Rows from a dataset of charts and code
____

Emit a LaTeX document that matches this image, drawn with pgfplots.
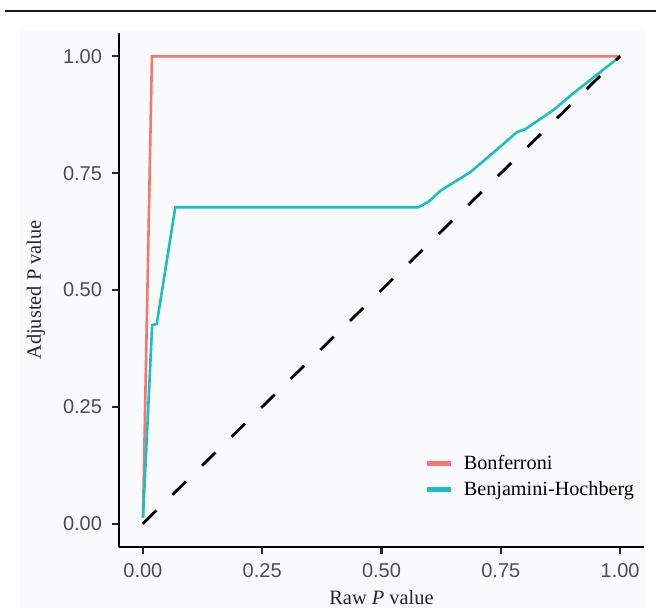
\documentclass[border=0pt]{standalone}
\usepackage{fontspec}
\setmainfont{Liberation Serif}
\newfontfamily\tickfont{Liberation Sans}
\usepackage{pgfplots}
\pgfplotsset{compat=1.18}
\definecolor{bonf}{HTML}{F8766D}
\definecolor{bh}{HTML}{1CBFC6}
\definecolor{tickgrey}{HTML}{4D4D4D}
\definecolor{panelbg}{RGB}{249,250,252}

\begin{document}
\begin{tikzpicture}
\useasboundingbox (-59.5pt,-30.5pt) rectangle (268.5pt,273.5pt);
\fill[panelbg] (-49.5pt,-30.5pt) rectangle (263pt,258.5pt);
\draw[black!90, line width=1.1pt] (-57pt,268pt) -- (268.5pt,268pt);
\begin{axis}[
  at={(0,0)}, anchor=south west,
  scale only axis,
  width=262.5pt, height=257pt,
  xmin=-0.05, xmax=1.05, ymin=-0.05, ymax=1.05,
  axis lines=left,
  axis line style={-, black, line width=1.2pt},
  xtick={0,0.25,0.5,0.75,1}, ytick={0,0.25,0.5,0.75,1},
  xticklabels={0.00,0.25,0.50,0.75,1.00},
  yticklabels={0.00,0.25,0.50,0.75,1.00},
  tick align=outside,
  major tick length=3.5pt,
  tick style={black!85, line width=1.1pt},
  ticklabel style={font=\tickfont\fontsize{10}{11}\selectfont, text=tickgrey},
  /pgf/number format/assume math mode=true,
  yticklabel style={xshift=-1.5pt},
  xticklabel style={yshift=-1pt},
  xlabel={Raw \textit{P} value},
  ylabel={Adjusted P value},
  label style={font=\fontsize{10.2}{12}\selectfont, text=black!85},
  xlabel style={at={(axis description cs:0.5,-0.099)}, anchor=center},
  ylabel style={at={(axis description cs:-0.158,0.5)}, anchor=center, rotate=0},
  clip=false,
  legend style={
    at={(axis description cs:0.57,0.195)}, anchor=north west,
    draw=none, fill=none,
    font=\fontsize{10.1}{12}\selectfont,
    row sep=0.5pt,
    /tikz/every even column/.append style={column sep=3pt},
  },
  legend cell align=left,
  legend image code/.code={\draw[#1, line width=2.6pt] (0pt,0pt) -- (12pt,0pt);},
]
\addplot[color=bonf, line width=1.3pt]
  coordinates {(0.0003,0.013) (0.019,1.0) (1.0,1.0)};
\addlegendentry{\hspace{3pt}Bonferroni}
\addplot[color=bh, line width=1.3pt]
  coordinates {(0.0003,0.013) (0.0195,0.425) (0.029,0.427) (0.068,0.677)
    (0.577,0.677) (0.60,0.690) (0.623,0.712) (0.632,0.718) (0.686,0.752)
    (0.748,0.806) (0.784,0.838) (0.801,0.844) (0.860,0.885) (0.902,0.921)
    (0.958,0.966) (1.0,1.0)};
\addlegendentry{\hspace{3pt}Benjamini-Hochberg}
\addplot[forget plot, black, line width=1.4pt, dash pattern=on 9.4pt off 11.3pt]
  coordinates {(0,0) (1,1)};
\end{axis}
\end{tikzpicture}
\end{document}
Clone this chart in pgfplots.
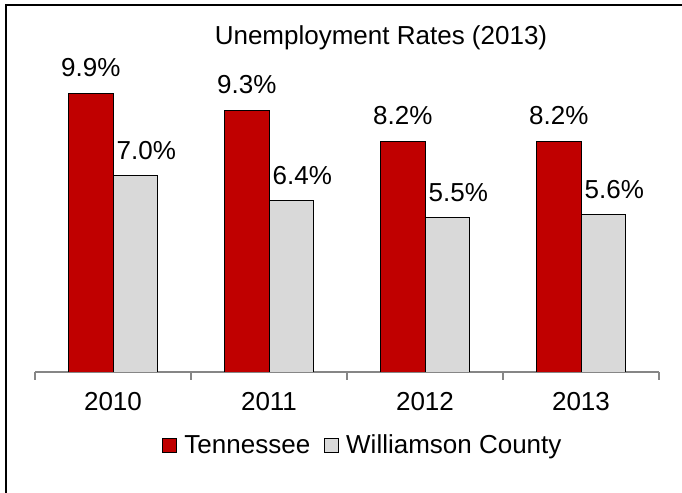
\documentclass[border=0pt]{standalone}
\usepackage{pgfplots}
\pgfplotsset{compat=1.18}
\usepackage{fontspec}
\setmainfont{Liberation Sans}

\definecolor{tnred}{HTML}{C00000}
\definecolor{wcgray}{HTML}{D9D9D9}
\definecolor{axgray}{HTML}{868686}

\newcommand{\chartfont}{\fontsize{26bp}{30bp}\selectfont}

\begin{document}
\begin{tikzpicture}
\useasboundingbox (0,0) rectangle (682bp,493bp);
% frame (only left and top edges fall inside the picture)
\draw[line width=2bp] (6bp,0) -- (6bp,487.5bp) -- (682bp,487.5bp);
\node[anchor=base, font=\chartfont] at (381bp,448bp) {Unemployment Rates (2013)};
\begin{axis}[
    at={(35bp,121bp)}, anchor=south west,
    scale only axis,
    width=624bp, height=309.4bp,
    ybar=0pt, bar width=44.5bp,
    ymin=0, ymax=11,
    xmin=-0.5, xmax=3.5,
    axis y line=none,
    axis x line*=bottom,
    x axis line style={draw=axgray, line width=1.5bp, -},
    xtick={0,1,2,3},
    xticklabels={2010,2011,2012,2013},
    major tick length=0pt,
    minor xtick={-0.5,0.5,1.5,2.5,3.5},
    minor tick length=8bp,
    tick align=outside,
    minor tick style={draw=axgray, line width=1.5bp},
    xticklabel style={font=\chartfont, yshift=-17bp},
    point meta=explicit symbolic,
    nodes near coords={\pgfplotspointmeta\%},
    every node near coord/.append style={font=\chartfont, text=black,
        inner sep=0pt},
    legend columns=2,
    legend style={draw=none, fill=none, font=\chartfont,
        at={(0.5256,-0.236)}, anchor=center,
        /tikz/every even column/.append style={column sep=12bp}},
    legend image code/.code={\draw[#1] (0bp,-7bp) rectangle (14bp,7bp);
        \path (19bp,0bp);},
]
\addplot[fill=tnred, draw=black, line width=1bp,
    every node near coord/.append style={yshift=16.5bp}]
    coordinates {(0,9.9) [9.9] (1,9.3) [9.3] (2,8.2) [8.2] (3,8.2) [8.2]};
\addlegendentry{Tennessee}
\addplot[fill=wcgray, draw=black, line width=1bp,
    every node near coord/.append style={xshift=11bp, yshift=15bp}]
    coordinates {(0,7.0) [7.0] (1,6.1) [6.4] (2,5.5) [5.5] (3,5.6) [5.6]};
\addlegendentry{Williamson County}
\end{axis}
\end{tikzpicture}
\end{document}
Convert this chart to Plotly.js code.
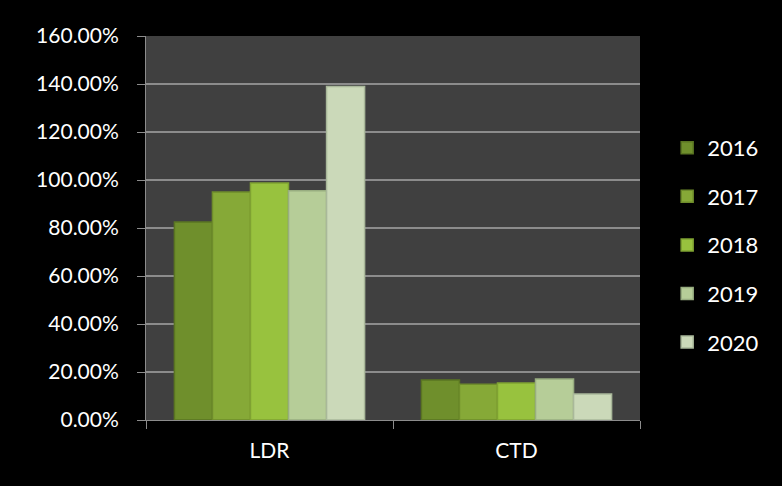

____

> REQUIRED TASK:
Restate every record exactly, please; do not copy the pictures.

> RESULT BELOW:
Emit a LaTeX document that matches this image, drawn with pgfplots.
\documentclass[border=0pt]{standalone}
\usepackage{fontspec}
\setmainfont{Liberation Serif}
\newfontfamily\tickfont{Liberation Sans}
\usepackage{pgfplots}
\pgfplotsset{compat=1.18}
\definecolor{bonf}{HTML}{F8766D}
\definecolor{bh}{HTML}{1CBFC6}
\definecolor{tickgrey}{HTML}{4D4D4D}
\definecolor{panelbg}{RGB}{249,250,252}

\begin{document}
\begin{tikzpicture}
\useasboundingbox (-59.5pt,-30.5pt) rectangle (268.5pt,273.5pt);
\fill[panelbg] (-49.5pt,-30.5pt) rectangle (263pt,258.5pt);
\draw[black!90, line width=1.1pt] (-57pt,268pt) -- (268.5pt,268pt);
\begin{axis}[
  at={(0,0)}, anchor=south west,
  scale only axis,
  width=262.5pt, height=257pt,
  xmin=-0.05, xmax=1.05, ymin=-0.05, ymax=1.05,
  axis lines=left,
  axis line style={-, black, line width=1.2pt},
  xtick={0,0.25,0.5,0.75,1}, ytick={0,0.25,0.5,0.75,1},
  xticklabels={0.00,0.25,0.50,0.75,1.00},
  yticklabels={0.00,0.25,0.50,0.75,1.00},
  tick align=outside,
  major tick length=3.5pt,
  tick style={black!85, line width=1.1pt},
  ticklabel style={font=\tickfont\fontsize{10}{11}\selectfont, text=tickgrey},
  /pgf/number format/assume math mode=true,
  yticklabel style={xshift=-1.5pt},
  xticklabel style={yshift=-1pt},
  xlabel={Raw \textit{P} value},
  ylabel={Adjusted P value},
  label style={font=\fontsize{10.2}{12}\selectfont, text=black!85},
  xlabel style={at={(axis description cs:0.5,-0.099)}, anchor=center},
  ylabel style={at={(axis description cs:-0.158,0.5)}, anchor=center, rotate=0},
  clip=false,
  legend style={
    at={(axis description cs:0.57,0.195)}, anchor=north west,
    draw=none, fill=none,
    font=\fontsize{10.1}{12}\selectfont,
    row sep=0.5pt,
    /tikz/every even column/.append style={column sep=3pt},
  },
  legend cell align=left,
  legend image code/.code={\draw[#1, line width=2.6pt] (0pt,0pt) -- (12pt,0pt);},
]
\addplot[color=bonf, line width=1.3pt]
  coordinates {(0.0003,0.013) (0.019,1.0) (1.0,1.0)};
\addlegendentry{\hspace{3pt}Bonferroni}
\addplot[color=bh, line width=1.3pt]
  coordinates {(0.0003,0.013) (0.0195,0.425) (0.029,0.427) (0.068,0.677)
    (0.577,0.677) (0.60,0.690) (0.623,0.712) (0.632,0.718) (0.686,0.752)
    (0.748,0.806) (0.784,0.838) (0.801,0.844) (0.860,0.885) (0.902,0.921)
    (0.958,0.966) (1.0,1.0)};
\addlegendentry{\hspace{3pt}Benjamini-Hochberg}
\addplot[forget plot, black, line width=1.4pt, dash pattern=on 9.4pt off 11.3pt]
  coordinates {(0,0) (1,1)};
\end{axis}
\end{tikzpicture}
\end{document}
Clone this chart in pgfplots.
\documentclass[border=0pt]{standalone}
\usepackage{pgfplots}
\pgfplotsset{compat=1.18}
\usepackage{fontspec}
\setmainfont{Liberation Sans}

\definecolor{tnred}{HTML}{C00000}
\definecolor{wcgray}{HTML}{D9D9D9}
\definecolor{axgray}{HTML}{868686}

\newcommand{\chartfont}{\fontsize{26bp}{30bp}\selectfont}

\begin{document}
\begin{tikzpicture}
\useasboundingbox (0,0) rectangle (682bp,493bp);
% frame (only left and top edges fall inside the picture)
\draw[line width=2bp] (6bp,0) -- (6bp,487.5bp) -- (682bp,487.5bp);
\node[anchor=base, font=\chartfont] at (381bp,448bp) {Unemployment Rates (2013)};
\begin{axis}[
    at={(35bp,121bp)}, anchor=south west,
    scale only axis,
    width=624bp, height=309.4bp,
    ybar=0pt, bar width=44.5bp,
    ymin=0, ymax=11,
    xmin=-0.5, xmax=3.5,
    axis y line=none,
    axis x line*=bottom,
    x axis line style={draw=axgray, line width=1.5bp, -},
    xtick={0,1,2,3},
    xticklabels={2010,2011,2012,2013},
    major tick length=0pt,
    minor xtick={-0.5,0.5,1.5,2.5,3.5},
    minor tick length=8bp,
    tick align=outside,
    minor tick style={draw=axgray, line width=1.5bp},
    xticklabel style={font=\chartfont, yshift=-17bp},
    point meta=explicit symbolic,
    nodes near coords={\pgfplotspointmeta\%},
    every node near coord/.append style={font=\chartfont, text=black,
        inner sep=0pt},
    legend columns=2,
    legend style={draw=none, fill=none, font=\chartfont,
        at={(0.5256,-0.236)}, anchor=center,
        /tikz/every even column/.append style={column sep=12bp}},
    legend image code/.code={\draw[#1] (0bp,-7bp) rectangle (14bp,7bp);
        \path (19bp,0bp);},
]
\addplot[fill=tnred, draw=black, line width=1bp,
    every node near coord/.append style={yshift=16.5bp}]
    coordinates {(0,9.9) [9.9] (1,9.3) [9.3] (2,8.2) [8.2] (3,8.2) [8.2]};
\addlegendentry{Tennessee}
\addplot[fill=wcgray, draw=black, line width=1bp,
    every node near coord/.append style={xshift=11bp, yshift=15bp}]
    coordinates {(0,7.0) [7.0] (1,6.1) [6.4] (2,5.5) [5.5] (3,5.6) [5.6]};
\addlegendentry{Williamson County}
\end{axis}
\end{tikzpicture}
\end{document}
Convert this chart to Plotly.js code.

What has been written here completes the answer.